Светлый фон

Нину не радовал этот разговор, но она продолжала слушать в очередной раз, поддавшись желанию удостовериться в том, как ясно видит Эрик ее нутро.

– Но в лечебнице каждое празднование Нового года лишь резало ножом по сердцу. Ведь все было не так. Все было даже больше, чем не так. Все было ужасно, чудовищно, болезненно. Каждое Рождество, проведенное там взаперти, под дурманом от нейролептиков или привязанной ремнями к койке, все больше вбивало в голову мысли о безысходности. Ты впала в отчаяние оттого, что мир уже никогда не будет таким, как прежде.

Эрик не знал, откуда он брал все эти образы в голове. Он был уверен, что Нина не собиралась ими делиться, и поэтому, может, он просто напридумывал сам себе эти уродливые неправильные картинки. Но было в них что-то такое искреннее правдивое и прочное, заставлявшее осознать то, что их нельзя вернуть и изменить, они незыблемы и несокрушимы, как события прошлого, оставшиеся в памяти, и в то же время, безвозвратно ушедшие, дразнящие своей недосягаемостью. Разве обычная выдумка способна заставить человека испытывать подобное? Разве вымысел может заставить психологически стабильного человека поверить в то, что он реален?
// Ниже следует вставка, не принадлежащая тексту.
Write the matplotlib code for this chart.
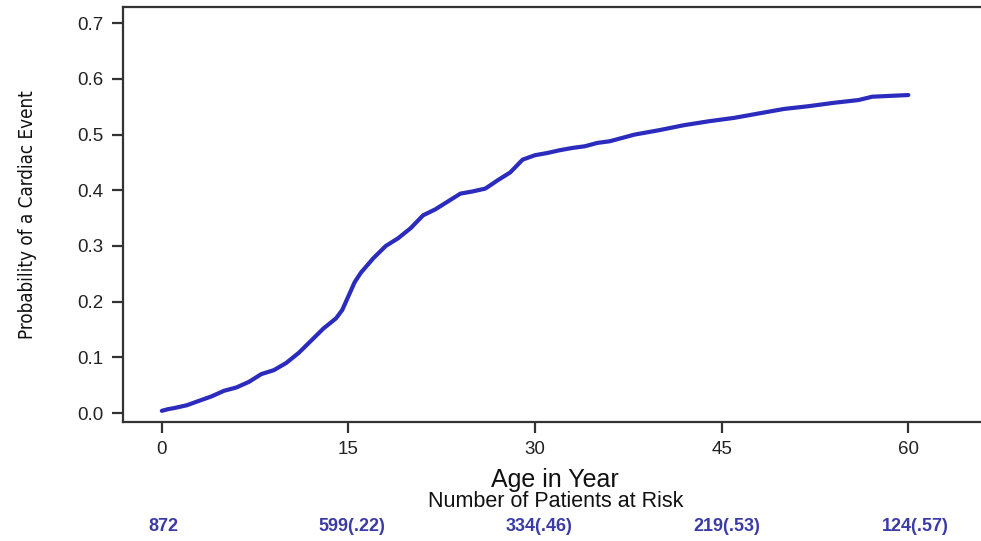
import matplotlib
matplotlib.use("Agg")
import matplotlib.pyplot as plt
import matplotlib.transforms as mtransforms

# cumulative probability of a cardiac event by age
age = [0, 0.5, 1, 2, 3, 4, 5, 6, 7, 8, 9, 10, 11, 12, 13, 14, 14.5, 15, 15.5,
       16, 17, 18, 19, 20, 21, 22, 23, 24, 25, 26, 27, 28, 29, 30, 31, 32, 33,
       34, 35, 36, 37, 38, 40, 42, 44, 46, 48, 50, 52, 54, 56, 57.1, 60]
prob = [0.004, 0.007, 0.009, 0.014, 0.022, 0.030, 0.040, 0.046, 0.056, 0.070,
        0.077, 0.090, 0.108, 0.130, 0.152, 0.170, 0.185, 0.210, 0.235, 0.252,
        0.278, 0.300, 0.314, 0.332, 0.355, 0.366, 0.380, 0.394, 0.398, 0.403,
        0.418, 0.432, 0.455, 0.463, 0.467, 0.472, 0.476, 0.479, 0.485, 0.488,
        0.494, 0.500, 0.508, 0.517, 0.524, 0.530, 0.538, 0.546, 0.551, 0.557,
        0.562, 0.568, 0.571]

xticks = [0, 15, 30, 45, 60]
yticks = [0.0, 0.1, 0.2, 0.3, 0.4, 0.5, 0.6, 0.7]
at_risk = ["872", "599(.22)", "334(.46)", "219(.53)", "124(.57)"]
risk_pos = [0.15, 15.3, 30.3, 45.4, 60.6]

plt.rcParams['font.family'] = ['Liberation Sans', 'DejaVu Sans']

fig = plt.figure(figsize=(9.81, 5.41), dpi=100)
ax = fig.add_axes([0.125, 0.22, 0.877, 0.767])

ax.plot(age, prob, color='#2b2bbd', lw=3.0, solid_capstyle='round')

ax.set_xlim(-3.15, 66)
ax.set_ylim(-0.016, 0.729)
ax.set_xticks(xticks)
ax.set_yticks(yticks)
ax.set_yticklabels([f"{v:.1f}" for v in yticks])

for s in ['left', 'bottom', 'top']:
    ax.spines[s].set_color('#333333')
    ax.spines[s].set_linewidth(1.6)
ax.spines['right'].set_visible(False)
ax.tick_params(direction='out', length=8, width=1.6, color='#333333',
               labelsize=13.5, labelcolor='#222222', pad=6)

ax.set_ylabel('Probability of a Cardiac Event', fontsize=13.5,
              family='DejaVu Sans', fontstretch='condensed',
              color='#111111')
ax.yaxis.set_label_coords(-0.1, 0.5)

# x axis titles
fig.text(0.566, 0.112, 'Age in Year', ha='center', va='center',
         fontsize=18, color='#111111')
fig.text(0.566, 0.073, 'Number of Patients at Risk', ha='center',
         va='center', fontsize=15.5, color='#111111')

# numbers at risk under each tick
trans = mtransforms.blended_transform_factory(ax.transData, fig.transFigure)
for x, lab in zip(risk_pos, at_risk):
    ax.text(x, 0.026, lab, transform=trans, ha='center', va='center',
            fontsize=13, fontweight='bold', color='#3b3ba8')

fig.savefig('out.png', dpi=100)
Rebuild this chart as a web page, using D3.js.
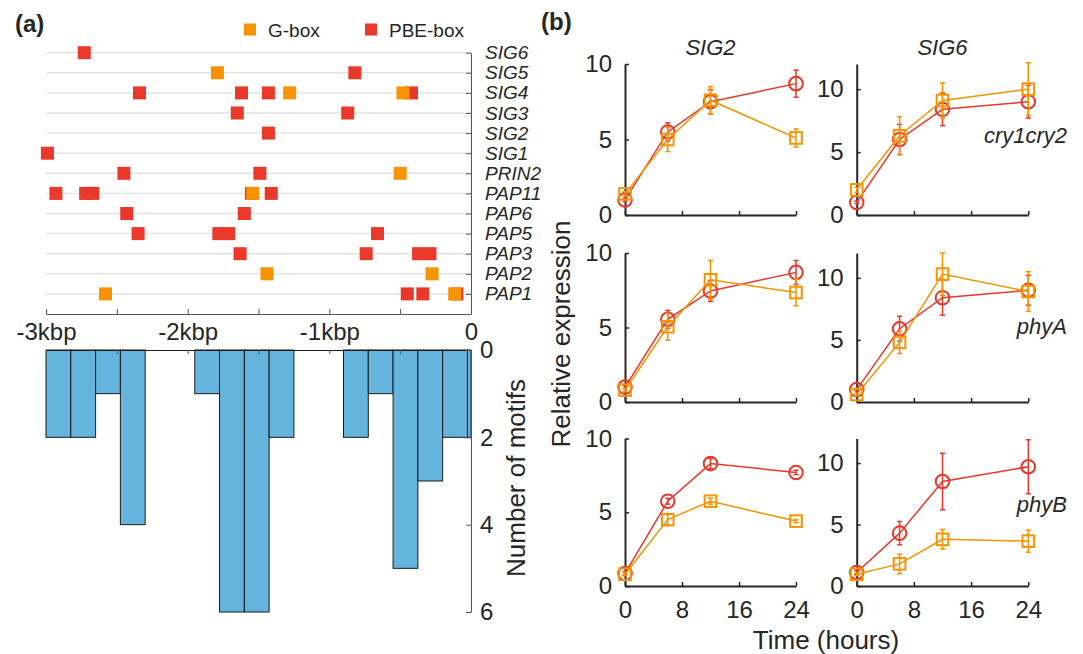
<!DOCTYPE html>
<html>
<head>
<meta charset="utf-8">
<script src="https://cdn.jsdelivr.net/npm/d3@7"></script>
<style>
  body { margin: 0; background: #fff; }
  svg { font-family: "Liberation Sans", Arial, Helvetica, sans-serif; }
  text { fill: #262626; }
</style>
</head>
<body>
<svg id="fig" width="1083" height="654"></svg>
<script>
// ---------- panel (a): motif positions upstream of each gene (kbp) ----------
const genes = ['SIG6', 'SIG5', 'SIG4', 'SIG3', 'SIG2', 'SIG1', 'PRIN2', 'PAP11', 'PAP6', 'PAP5', 'PAP3', 'PAP2', 'PAP1'];

const pbeSites = [
  ['SIG6', -2.73],
  ['SIG5', -0.82],
  ['SIG4', -2.34], ['SIG4', -1.62], ['SIG4', -1.43], ['SIG4', -0.42],
  ['SIG3', -1.65], ['SIG3', -0.87],
  ['SIG2', -1.43],
  ['SIG1', -2.99],
  ['PRIN2', -2.45], ['PRIN2', -1.49],
  ['PAP11', -2.93], ['PAP11', -2.72], ['PAP11', -2.67], ['PAP11', -1.55], ['PAP11', -1.41],
  ['PAP6', -2.43], ['PAP6', -1.60],
  ['PAP5', -2.35], ['PAP5', -1.78], ['PAP5', -1.71], ['PAP5', -0.66],
  ['PAP3', -1.63], ['PAP3', -0.74], ['PAP3', -0.37], ['PAP3', -0.29],
  ['PAP1', -0.45], ['PAP1', -0.34], ['PAP1', -0.10]
];

const gboxSites = [
  ['SIG5', -1.79],
  ['SIG4', -1.28], ['SIG4', -0.48],
  ['PRIN2', -0.50],
  ['PAP11', -1.54],
  ['PAP2', -1.44], ['PAP2', -0.275],
  ['PAP1', -2.58], ['PAP1', -0.115]
];

const kbpTicks = [-3, -2.5, -2, -1.5, -1, -0.5, 0];
const kbpLabels = ['-3kbp', '', '-2kbp', '', '-1kbp', '', '0'];

// histogram of motifs, 175 bp bins starting at -3 kbp (last bin is partial)
const binWidth = 0.175;
const motifCounts = [2, 2, 1, 4, 0, 0, 1, 6, 6, 2, 0, 0, 2, 1, 5, 3, 2, 2];
const countTicks = [0, 2, 4, 6];

// ---------- panel (b): relative expression time course ----------
const hours = [0, 6, 12, 24];
const hourTicks = [0, 8, 16, 24];
const sigGenes = ['SIG2', 'SIG6'];
const mutants = ['cry1cry2', 'phyA', 'phyB'];

// rows: cry1cry2, phyA, phyB
const sig2Red = [[1.0, 5.5, 7.5, 8.7], [1.0, 5.55, 7.45, 8.7], [0.85, 5.75, 8.3, 7.7]];
const sig2RedErr = [[0.1, 0.6, 0.8, 0.9], [0.1, 0.6, 0.7, 0.8], [0.1, 0.2, 0.35, 0.15]];
const sig2Orange = [[1.4, 5.0, 7.6, 5.1], [0.8, 5.05, 8.2, 7.35], [0.8, 4.5, 5.75, 4.4]];
const sig2OrangeErr = [[0.15, 0.8, 0.9, 0.6], [0.1, 0.9, 1.3, 0.9], [0.1, 0.35, 0.2, 0.1]];

const sig6Red = [[1.0, 6.0, 8.4, 9.0], [1.0, 5.9, 8.4, 9.0], [1.1, 4.3, 8.5, 9.7]];
const sig6RedErr = [[0.1, 1.2, 1.3, 1.3], [0.1, 1.0, 1.4, 1.2], [0.15, 0.95, 2.3, 2.2]];
const sig6Orange = [[2.0, 6.3, 9.1, 10.0], [0.6, 4.8, 10.3, 8.9], [0.95, 1.8, 3.8, 3.65]];
const sig6OrangeErr = [[0.2, 1.5, 1.4, 2.1], [0.1, 0.9, 1.7, 1.6], [0.1, 0.8, 0.8, 0.9]];

const yMax = [10, 12];
const yTicks = [0, 5, 10];

const RED = '#e8392b';
const ORANGE = '#f59300';
const BLUE = '#64b4de';

const svg = d3.select('#fig');

// ================= panel (a) =================
const motifX = d3.scaleLinear().domain([-3, 0]).range([46, 471]);
const rowY = d3.scaleLinear().domain([0, genes.length]).range([314, 52.7]);
const geneRow = (g) => genes.length - genes.indexOf(g);

svg.append('text').attr('x', 15).attr('y', 32)
  .style('font-size', '24px').style('font-weight', 'bold').text('(a)');

// gridlines
svg.append('g').selectAll('line').data(genes).join('line')
  .attr('x1', motifX(-3)).attr('x2', motifX(0))
  .attr('y1', (d) => rowY(geneRow(d))).attr('y2', (d) => rowY(geneRow(d)))
  .attr('stroke', '#e3e3e3').attr('stroke-width', 1.5);

// right axis with gene names
const geneAxis = svg.append('g')
  .attr('transform', `translate(${motifX(0)},0)`)
  .call(d3.axisRight(rowY)
    .tickValues(d3.range(1, genes.length + 1))
    .tickFormat((v) => genes[genes.length - v])
    .tickSizeInner(-5).tickSizeOuter(0).tickPadding(14));
geneAxis.selectAll('text').style('font-size', '19px').style('font-style', 'italic');

// bottom kbp axis
const kbpAxis = svg.append('g')
  .attr('transform', `translate(0,${rowY(0)})`)
  .call(d3.axisBottom(motifX)
    .tickValues(kbpTicks)
    .tickFormat((v, i) => kbpLabels[i])
    .tickSizeInner(-5).tickSizeOuter(0).tickPadding(9));
kbpAxis.selectAll('text').style('font-size', '24px');

[geneAxis, kbpAxis].forEach((ax) => {
  ax.select('.domain').attr('stroke', '#555');
  ax.selectAll('.tick line').attr('stroke', '#555');
});

// motif squares (PBE first, G-box on top)
const sq = 13;
svg.append('g').selectAll('rect').data(pbeSites).join('rect')
  .attr('x', (d) => motifX(d[1]) - sq / 2)
  .attr('y', (d) => rowY(geneRow(d[0])) - sq / 2)
  .attr('width', sq).attr('height', sq).attr('fill', RED);
svg.append('g').selectAll('rect').data(gboxSites).join('rect')
  .attr('x', (d) => motifX(d[1]) - sq / 2)
  .attr('y', (d) => rowY(geneRow(d[0])) - sq / 2)
  .attr('width', sq).attr('height', sq).attr('fill', ORANGE);

// legend
const legend = svg.append('g').style('font-size', '19px');
[['G-box', ORANGE, 244], ['PBE-box', RED, 365]].forEach(([name, col, lx]) => {
  legend.append('rect').attr('x', lx).attr('y', 23.5).attr('width', 12).attr('height', 12).attr('fill', col);
  legend.append('text').attr('x', lx + 24).attr('y', 36.5).text(name);
});

// histogram
const histY = d3.scaleLinear().domain([0, 6]).range([350, 612]);
const bins = motifCounts.map((c, i) => {
  const x0 = -3 + i * binWidth;
  return { x0: x0, x1: Math.min(x0 + binWidth, 0), count: c };
});

svg.append('g').selectAll('rect').data(bins.filter((b) => b.count > 0)).join('rect')
  .attr('x', (d) => motifX(d.x0))
  .attr('y', histY(0))
  .attr('width', (d) => motifX(d.x1) - motifX(d.x0))
  .attr('height', (d) => histY(d.count) - histY(0))
  .attr('fill', BLUE).attr('stroke', '#1a1a1a').attr('stroke-width', 1);

const histTop = svg.append('g')
  .attr('transform', `translate(0,${histY(0)})`)
  .call(d3.axisTop(motifX).tickValues(kbpTicks).tickFormat('')
    .tickSizeInner(-4).tickSizeOuter(0));
histTop.select('.domain').attr('stroke', '#1a1a1a');
histTop.selectAll('.tick line').attr('stroke', '#555');

const histAxis = svg.append('g')
  .attr('transform', `translate(${motifX(0)},0)`)
  .call(d3.axisRight(histY).tickValues(countTicks).tickFormat(d3.format('d'))
    .tickSizeInner(-5).tickSizeOuter(0).tickPadding(9));
histAxis.selectAll('text').style('font-size', '24px');
histAxis.select('.domain').attr('stroke', '#555');
histAxis.selectAll('.tick line').attr('stroke', '#555');

svg.append('text')
  .attr('transform', 'translate(516,478) rotate(-90)')
  .attr('text-anchor', 'middle').attr('dy', '0.35em')
  .style('font-size', '26px').text('Number of motifs');

// ================= panel (b) =================
svg.append('text').attr('x', 541).attr('y', 30)
  .style('font-size', '24px').style('font-weight', 'bold').text('(b)');

const cols = [{ x0: 625, x1: 796 }, { x0: 856.7, x1: 1028.3 }];
const rows = [{ top: 64, bottom: 215 }, { top: 253, bottom: 402 }, { top: 438.5, bottom: 586 }];
const series = [
  [sig2Red, sig2RedErr, sig2Orange, sig2OrangeErr],
  [sig6Red, sig6RedErr, sig6Orange, sig6OrangeErr]
];

cols.forEach((col, c) => {
  const x = d3.scaleLinear().domain([0, 24]).range([col.x0, col.x1]);

  // column title
  svg.append('text')
    .attr('x', (col.x0 + col.x1) / 2).attr('y', 55)
    .attr('text-anchor', 'middle')
    .style('font-size', '22px').style('font-style', 'italic')
    .text(sigGenes[c]);

  rows.forEach((row, r) => {
    const y = d3.scaleLinear().domain([0, yMax[c]]).range([row.bottom, row.top]);
    const g = svg.append('g');

    const yAxis = g.append('g')
      .attr('transform', `translate(${col.x0},0)`)
      .call(d3.axisLeft(y).tickValues(yTicks)
        .tickSizeInner(-4).tickSizeOuter(0).tickPadding(13));
    const xAxis = g.append('g')
      .attr('transform', `translate(0,${row.bottom})`)
      .call(d3.axisBottom(x).tickValues(hourTicks)
        .tickFormat(r === rows.length - 1 ? d3.format('d') : '')
        .tickSizeInner(-4).tickSizeOuter(0).tickPadding(15));
    [yAxis, xAxis].forEach((ax) => {
      ax.select('.domain').attr('stroke', '#262626').attr('stroke-width', 2);
      ax.selectAll('.tick line').attr('stroke', '#262626').attr('stroke-width', 1.5);
      ax.selectAll('text').style('font-size', '24px');
    });

    const [redM, redE, orM, orE] = series[c];
    const sets = [
      { m: redM[r], e: redE[r], color: RED, shape: 'circle' },
      { m: orM[r], e: orE[r], color: ORANGE, shape: 'square' }
    ];
    const line = d3.line().x((d, i) => x(hours[i])).y((d) => y(d));

    sets.forEach((s) => {
      const pts = s.m.map((v, i) => ({ t: hours[i], v: v, e: s.e[i] }));
      g.append('path').datum(s.m).attr('d', line)
        .attr('fill', 'none').attr('stroke', s.color).attr('stroke-width', 1.5);

      // error bars
      const eb = g.append('g').attr('stroke', s.color).attr('stroke-width', 1.5);
      pts.forEach((p) => {
        const cx = x(p.t);
        const yt = Math.max(y(p.v + p.e), row.top - 3);
        const yb = y(p.v - p.e);
        eb.append('line').attr('x1', cx).attr('x2', cx).attr('y1', yt).attr('y2', yb);
        eb.append('line').attr('x1', cx - 2.5).attr('x2', cx + 2.5).attr('y1', yt).attr('y2', yt);
        eb.append('line').attr('x1', cx - 2.5).attr('x2', cx + 2.5).attr('y1', yb).attr('y2', yb);
      });

      if (s.shape === 'circle') {
        g.append('g').selectAll('circle').data(pts).join('circle')
          .attr('cx', (p) => x(p.t)).attr('cy', (p) => y(p.v)).attr('r', 6.8)
          .attr('fill', 'none').attr('stroke', s.color).attr('stroke-width', 2);
      } else {
        g.append('g').selectAll('rect').data(pts).join('rect')
          .attr('x', (p) => x(p.t) - 5.8).attr('y', (p) => y(p.v) - 5.8)
          .attr('width', 11.6).attr('height', 11.6)
          .attr('fill', 'none').attr('stroke', s.color).attr('stroke-width', 2);
      }
    });

    if (c === 1) {
      const labelY = [143, 334, 512];
      svg.append('text')
        .attr('x', 1067).attr('y', labelY[r])
        .attr('text-anchor', 'end')
        .style('font-size', '22px').style('font-style', 'italic')
        .text(mutants[r]);
    }
  });
});

svg.append('text')
  .attr('transform', 'translate(561,334) rotate(-90)')
  .attr('text-anchor', 'middle').attr('dy', '0.35em')
  .style('font-size', '26px').text('Relative expression');

svg.append('text')
  .attr('x', 826).attr('y', 649)
  .attr('text-anchor', 'middle')
  .style('font-size', '26px').text('Time (hours)');
</script>
</body>
</html>
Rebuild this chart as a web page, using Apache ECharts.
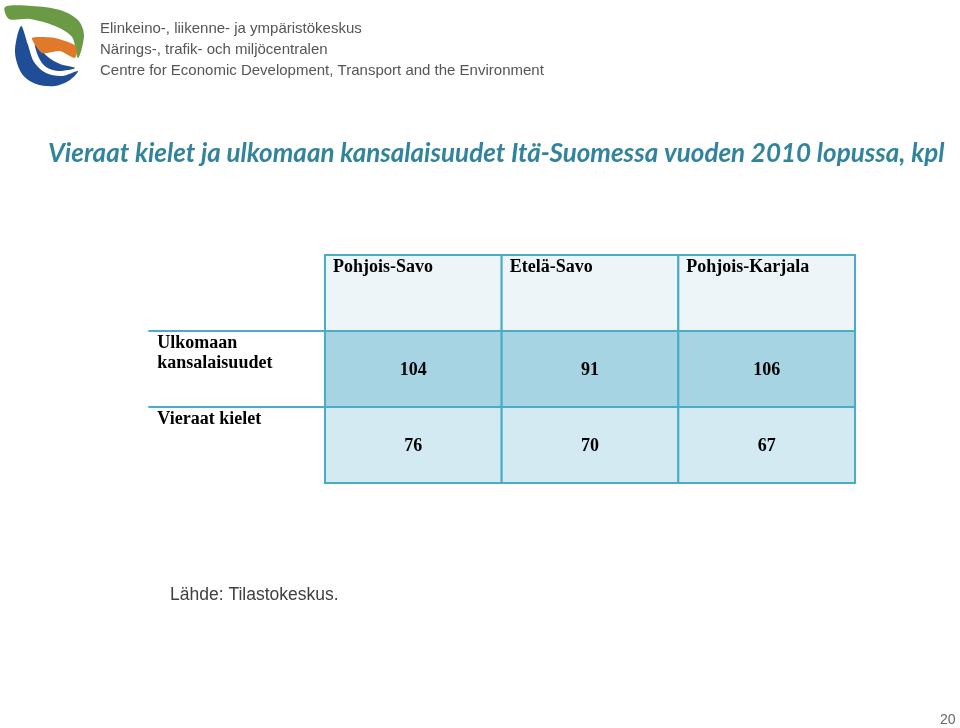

Он не просто видел воспоминания Нины, он был ею в них. Он лежал обездвиженный на скрипучей железной кровати. Кожаные истертые, но крепкие ремни туго стягивали запястья. Спина и ягодицы онемели от жесткого матраса, жутко хотелось встать и размять их. Выскочившая из кроватной сетки пружина больно давила в самую лопатку, казалось, что одним лишь давлением она уже образовала на теле синяк. Во рту было так сухо, что губы отрывались от зубов, оставляя на них ошметки кожи, и невозможно было сглотнуть из-за жгучей боли в глотке. Вокруг темнота, но в комнате есть маленькое зарешеченное окно под потолком, примерно сантиметров тридцать на сорок, и тусклый свет уличного фонаря был единственным его компаньоном в этом царстве мрака и страхов. Он видит, как в этом желтом свете падают крупные хлопья снега, и по ним он понимает, что ночь невероятно тепла и безмятежна, в отличие от его мира здесь. Он чувствует присутствие Тех, кого боится так, что желудок завязывается в узел и немеют мускулы. Он слышит Их дыхание, видит мелькающие в тьме блеклые тени. Пару раз в моменты пика охватившего ужаса он даже почувствовал, как Они дотронулись своими холодными высохшими культями до привязанных лодыжек. А Эрик все смотрит в окно, на этот слабый желтый свет, пытаясь не обращать на Них внимание, пытаясь поверить в то, что он сильнее Их, пытаясь побороть свой животный страх перед Ними. И каждый раз проигрывает. Глаза закипают, и горячие слезы струятся по щекам, пропитывая подушку насквозь. Его накачали транквилизатором, уверенные, что галлюцинации отступят. Но в действительности они обездвижили его, лишили защиты и принесли в жертву.